Traditional imperative code would run the classification, check its output and then use a conditional to execute the seasonal or non-seasonal forecasting routine. A functional approach would use function clauses to control the flow.

forecast_ts(x, NULL) %as% {
  # non-seasonal forecast
}

forecast_ts(x, period) %as% {
  # seasonal forecast
}

period <- classify_ts(x) # NULL or numeric
forecast_ts(x, period)

Obviously the same thing can be accomplished using an explicit guard statement, but pattern matching has an elegant simplicity to it that efficiently communicates the intent of the logic.

Behind the scenes these are additional parse transforms that take into consideration the special nature of these constants (and how you test for them). At some point I want to generalize the parse transform machinery so anyone can develop their own set of transforms (just like in erlang).

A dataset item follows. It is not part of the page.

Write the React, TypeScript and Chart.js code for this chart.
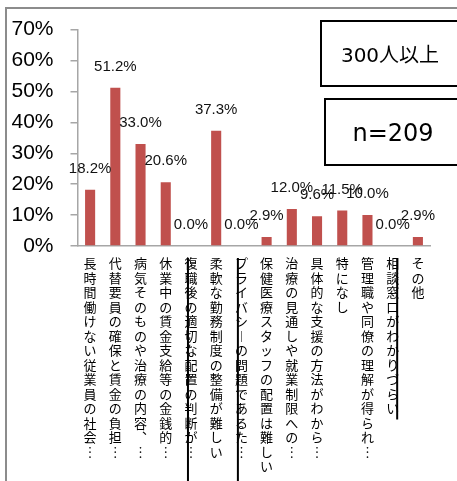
import React, { useEffect, useRef } from "react";
import { Chart, registerables } from "chart.js";

Chart.register(...registerables);

const categories: string[] = [
  "長時間働けない従業員の社会︙",
  "代替要員の確保と賃金の負担︙",
  "病気そのものや治療の内容︑︙",
  "休業中の賃金支給等の金銭的︙",
  "復職後の適切な配置の判断が︙",
  "柔軟な勤務制度の整備が難しい",
  "プライバシ︱の問題であるた︙",
  "保健医療スタッフの配置は難しい",
  "治療の見通しや就業制限への︙",
  "具体的な支援の方法がわから︙",
  "特になし",
  "管理職や同僚の理解が得られ︙",
  "相談窓口がわかりづらい",
  "その他",
];

const values: number[] = [18.2, 51.2, 33.0, 20.6, 0.0, 37.3, 0.0, 2.9, 12.0, 9.6, 11.5, 10.0, 0.0, 2.9];

const yTicks: number[] = [0, 10, 20, 30, 40, 50, 60, 70];

const groupLabel = "300人以上";
const sampleLabel = "n=209";

// decorative vertical strike lines seen over some category labels
const strikes = [
  { index: 4, dx: -3, toBottom: true },
  { index: 6, dx: -3.5, toBottom: true },
  { index: 12, dx: 4.5, toBottom: false },
];

const LINE_H = 14.5;

const valueLabelPlugin = {
  id: "valueLabels",
  afterDatasetsDraw(chart: any) {
    const ctx = chart.ctx;
    const meta = chart.getDatasetMeta(0);
    ctx.save();
    ctx.font = '15px "Liberation Sans", Arial, sans-serif';
    ctx.fillStyle = "#111";
    ctx.textAlign = "center";
    ctx.textBaseline = "middle";
    meta.data.forEach((bar: any, i: number) => {
      ctx.fillText(values[i].toFixed(1) + "%", bar.x, bar.y - 21);
    });
    ctx.restore();
  },
};

const strikePlugin = {
  id: "strikes",
  afterDraw(chart: any) {
    const ctx = chart.ctx;
    const xs = chart.scales.x;
    const top = chart.chartArea.bottom + 12;
    ctx.save();
    ctx.strokeStyle = "#000";
    ctx.lineWidth = 2;
    strikes.forEach((s) => {
      const x = xs.getPixelForTick(s.index) + s.dx;
      const n = Array.from(categories[s.index]).length;
      const bottom = s.toBottom ? chart.height : top + n * LINE_H + 2;
      ctx.beginPath();
      ctx.moveTo(x, top);
      ctx.lineTo(x, bottom);
      ctx.stroke();
    });
    ctx.restore();
  },
};

export default function App() {
  const ref = useRef<HTMLCanvasElement | null>(null);

  useEffect(() => {
    if (!ref.current) return;
    const chart = new Chart(ref.current, {
      type: "bar",
      data: {
        labels: categories.map((c) => Array.from(c)),
        datasets: [
          {
            data: values,
            backgroundColor: "#c0504d",
            barPercentage: 0.4,
            categoryPercentage: 1,
          },
        ],
      },
      options: {
        animation: false,
        responsive: false,
        devicePixelRatio: 1,
        layout: { padding: { top: 27, right: 26.5, left: 0, bottom: 0 } },
        plugins: { legend: { display: false }, tooltip: { enabled: false } },
        scales: {
          x: {
            grid: { display: false, drawTicks: false },
            border: { color: "#a6a6a6", width: 1.5 },
            ticks: {
              autoSkip: false,
              maxRotation: 0,
              minRotation: 0,
              padding: 10,
              color: "#000",
              font: { family: '"Noto Sans CJK JP", sans-serif', size: 13, lineHeight: LINE_H / 13 },
            },
            afterFit: (s: any) => {
              s.height = 235;
            },
          },
          y: {
            min: 0,
            max: 70,
            afterBuildTicks: (s: any) => {
              s.ticks = yTicks.map((v) => ({ value: v }));
            },
            grid: {
              drawOnChartArea: false,
              drawTicks: true,
              tickLength: 7,
              color: "#a6a6a6",
              lineWidth: 1.5,
            },
            border: { color: "#a6a6a6", width: 1.5 },
            ticks: {
              padding: 17,
              color: "#000",
              font: { family: '"Liberation Sans", Arial, sans-serif', size: 21 },
              callback: (v: any) => v + "%",
            },
            afterFit: (s: any) => {
              s.width = 77.5;
            },
          },
        },
      },
      plugins: [valueLabelPlugin, strikePlugin],
    });
    return () => chart.destroy();
  }, []);

  const boxText: React.CSSProperties = {
    position: "absolute",
    fontFamily: '"DejaVu Sans", "Noto Sans CJK JP", sans-serif',
    color: "#000",
    textAlign: "center",
    whiteSpace: "nowrap",
  };

  return (
    <div
      style={{
        position: "absolute",
        left: 0,
        top: 0,
        width: 457,
        height: 481,
        overflow: "hidden",
        background: "#fff",
      }}
    >
      <div
        style={{
          position: "absolute",
          left: 5,
          top: 7,
          width: 470,
          height: 500,
          border: "2px solid #8c8c8c",
          boxSizing: "border-box",
        }}
      />
      <canvas ref={ref} width={457} height={481} style={{ position: "absolute", left: 0, top: 0 }} />
      <div
        style={{
          position: "absolute",
          left: 320,
          top: 20,
          width: 160,
          height: 67,
          border: "2px solid #000",
          boxSizing: "border-box",
        }}
      />
      <div style={{ ...boxText, left: 320, width: 140, top: 42, fontSize: 20, lineHeight: "26px" }}>{groupLabel}</div>
      <div
        style={{
          position: "absolute",
          left: 324,
          top: 98,
          width: 160,
          height: 68,
          border: "2px solid #000",
          boxSizing: "border-box",
        }}
      />
      <div style={{ ...boxText, left: 324, width: 138, top: 117, fontSize: 24, lineHeight: "32px" }}>{sampleLabel}</div>
    </div>
  );
}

Introducing the EMPTY Pattern

I’ve also introduced a new constant called EMPTY, which allows you to pattern match on empty lists and vectors (or anything with 0 length). This means recursive definitions and other iterative methods against vectors and lists work as expected.

fold(f, EMPTY, acc) %as% acc
fold(f, x, acc) %as% { fold(f, x[-1], f(x[[1]], acc)) }

plus(x,y) %as% { x + y }

x <- 2
n <- 0:10
fold(plus, x^n/factorial(n), 0)

You can also capture situations where empty sets are the result of set operations using EMPTY. The clean declarative aspect of this notation makes your analytical code easier to understand by removing the overhead of data management and manipulation.